Georgia’s latest crop survey shows that the state’s farmers planted the acreage they estimated they would plant of cotton, peanuts and soybeans when first surveyed in March, according to the state’s agricultural statistics service.
Georgia farmers have increased their acreage of cotton, peanuts and soybeans over last year’s crops. The latest survey shows that farmers actually increased their planted acreage of peanuts and soybeans over what they predicted in March. Cotton acreage declined slightly from March, but still is more than in 2003.
In the latest survey, Georgia peanut producers indicated they planted 580,000 acres, up 15,000 acres from the acreage reported in the March prospective plantings report. This is an increase of 35,0000 acres more than the 2003 crop. As of July 4, 64 percent of the crop was in good condition.
Nationwide, peanut growers have planted 1.39 million acres, up 3 percent from 2003. Southeast growers in Georgia, Alabama, Florida and South Carolina planted 940,000 acres, up 7 percent from 2003.
Georgia cotton growers planted an estimated 1.33 million acres of cotton, which is slightly less than the 1.35 million acres growers said they intended too plant when surveyed in March. However, this is 30,000 more acres than was planted in 2003.

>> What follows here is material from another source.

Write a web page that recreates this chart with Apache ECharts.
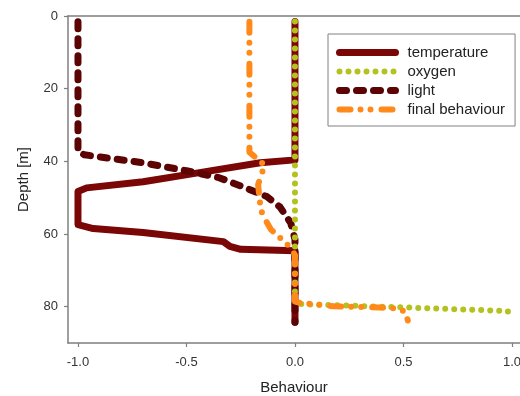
<!DOCTYPE html>
<html>
<head>
<meta charset="utf-8">
<script src="https://cdn.jsdelivr.net/npm/echarts@6/dist/echarts.min.js"></script>
<style>html,body{margin:0;padding:0;background:#fff;}#c{width:520px;height:396px;}</style>
</head>
<body>
<div id="c"></div>
<script>
// ---- data (behaviour value, depth in m) ----
var seriesNames = ['temperature', 'oxygen', 'light', 'final behaviour'];
var xTicks = [-1.0, -0.5, 0.0, 0.5, 1.0];
var yTicks = [0, 20, 40, 60, 80];

var temperatureX = [0, 0, -0.16, -0.44, -0.70, -0.96, -1.0, -1.0, -0.93, -0.70, -0.33, -0.30, -0.25, 0, 0];
var temperatureDepth = [1.5, 39.6, 40.4, 43.1, 45.6, 47.3, 48.3, 57.4, 58.5, 59.6, 62.1, 63.4, 64.2, 64.6, 84.3];

var oxygenX = [0, 0, 0.03, 0.5, 0.98, 1.0];
var oxygenDepth = [1.5, 79.0, 79.3, 80.2, 81.2, 83.5];

var lightX = [-1, -1, -0.97, -0.9, -0.7, -0.5, -0.35, -0.24, -0.13, -0.07, -0.02, 0, 0];
var lightDepth = [1.6, 37.3, 38.2, 38.8, 40.4, 42.6, 44.5, 47.0, 49.7, 52.5, 56.9, 61.5, 84.3];

var finalX = [-0.21, -0.21, -0.19, -0.14, -0.17, -0.16, -0.15, -0.11, -0.06, -0.01, 0, 0, 0.02, 0.18, 0.39, 0.46, 0.51, 0.52];
var finalDepth = [1.6, 37.5, 38.5, 41.0, 46.4, 52.0, 54.7, 58.8, 61.5, 64.3, 66.0, 78.6, 78.9, 79.9, 80.2, 80.5, 81.3, 83.8];

function zip(xs, ds) { return xs.map(function (x, i) { return [x, ds[i]]; }); }

var chart = echarts.init(document.getElementById('c'), null, { renderer: 'canvas' });
var axisColor = '#7f7f7f';
var font = 'Liberation Sans, Arial, sans-serif';

function lineSeries(name, data, color, width, dash, z) {
  return {
    name: name, type: 'line', data: data, symbol: 'none', z: z,
    xAxisIndex: 0, yAxisIndex: 0,
    lineStyle: { color: color, width: width, type: dash, cap: 'round', join: 'round' },
    itemStyle: { color: color },
    emphasis: { disabled: true },
    animation: false
  };
}

chart.setOption({
  animation: false,
  grid: { left: 68, right: 0, top: 16, bottom: 53, containLabel: false, outerBoundsMode: 'none' },
  legend: {
    orient: 'vertical', left: 328, top: 34,
    padding: [11, 10, 9, 8],
    itemGap: 4, itemWidth: 56, itemHeight: 14,
    borderColor: '#808080', borderWidth: 1,
    data: seriesNames,
    itemStyle: { opacity: 0 },
    lineStyle: { width: 'inherit', type: 'inherit', cap: 'round' },
    textStyle: { fontFamily: font, fontSize: 15, color: '#222', padding: [0, 0, 0, 7] }
  },
  xAxis: [{
    type: 'value', position: 'bottom', min: -1.046, max: 1.037,
    name: 'Behaviour', nameLocation: 'middle', nameGap: 37,
    nameTextStyle: { fontFamily: font, fontSize: 15, color: '#222' },
    axisLine: { show: true, onZero: false, lineStyle: { color: axisColor, width: 1.5 } },
    axisTick: { show: true, length: 4, customValues: xTicks, lineStyle: { color: axisColor, width: 1.2 } },
    axisLabel: { customValues: xTicks, margin: 13, fontFamily: font, fontSize: 13, color: '#333',
      formatter: function (v) { return v.toFixed(1); } },
    splitLine: { show: false }
  }, {
    type: 'value', position: 'top', min: -1.046, max: 1.037,
    axisLine: { show: true, onZero: false, lineStyle: { color: axisColor, width: 1.5 } },
    axisTick: { show: false }, axisLabel: { show: false }, splitLine: { show: false }
  }],
  yAxis: {
    type: 'value', inverse: true, min: 0, max: 90,
    name: 'Depth [m]', nameLocation: 'middle', nameGap: 37, nameRotate: 90,
    nameTextStyle: { fontFamily: font, fontSize: 15, color: '#222' },
    axisLine: { show: true, onZero: false, lineStyle: { color: axisColor, width: 1.5 } },
    axisTick: { show: true, length: 4, customValues: yTicks, lineStyle: { color: axisColor, width: 1.2 } },
    axisLabel: { customValues: yTicks, margin: 10, fontFamily: font, fontSize: 13, color: '#333' },
    splitLine: { show: false }
  },
  series: [
    lineSeries('temperature', zip(temperatureX, temperatureDepth), '#7a0606', 7, 'solid', 2),
    lineSeries('oxygen', zip(oxygenX, oxygenDepth), '#b3c21f', 6, [0, 9], 4),
    lineSeries('light', zip(lightX, lightDepth), '#5c0404', 7, [7, 10], 3),
    lineSeries('final behaviour', zip(finalX, finalDepth), '#ff8a1a', 6, [11, 10, 0, 10, 0, 11], 5)
  ]
});
</script>
</body>
</html>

As of July 4, 60 percent of Georgia’s cotton crop was rated in good condition. Georgia currently has the second largest cotton acreage in the nation, coming in behind Texas, where cotton growers are estimated to have planted 6 million acres of Upland cotton and 17,000 acres of American Pima cotton. Nationwide, all cotton plantings for 2004 are expected to total 13.9 million acres or 3 percent more than in 2003.
Georgia soybean producers have planted 250,000 acres this year, up 20,000 acres from the March estimate and up 60,000 acres from the 2003 crop. As of July 4, 56 percent of the crop was rated in good condition. Nationwide, farmers planted 74.8 million acres.
Corn plantings in Georgia for 2004 totaled 330,000 acres this year. This is 10,000 acres less than the 2003 crop but the same acreage farmers anticipated planting when surveyed in March. As of July 4, 52 percent of the crop was rated good. Nationwide, farmers planted an estimated 81 million acres.
Georgia farmers expect to harvest 580,000 acres of hay this year, down 20,000 from 2003. This is 70,000 acres less than what they anticipated harvesting when surveyed in March. Dry conditions limited hay growth in the spring, but recent rainfall offered hope for a good summer crop.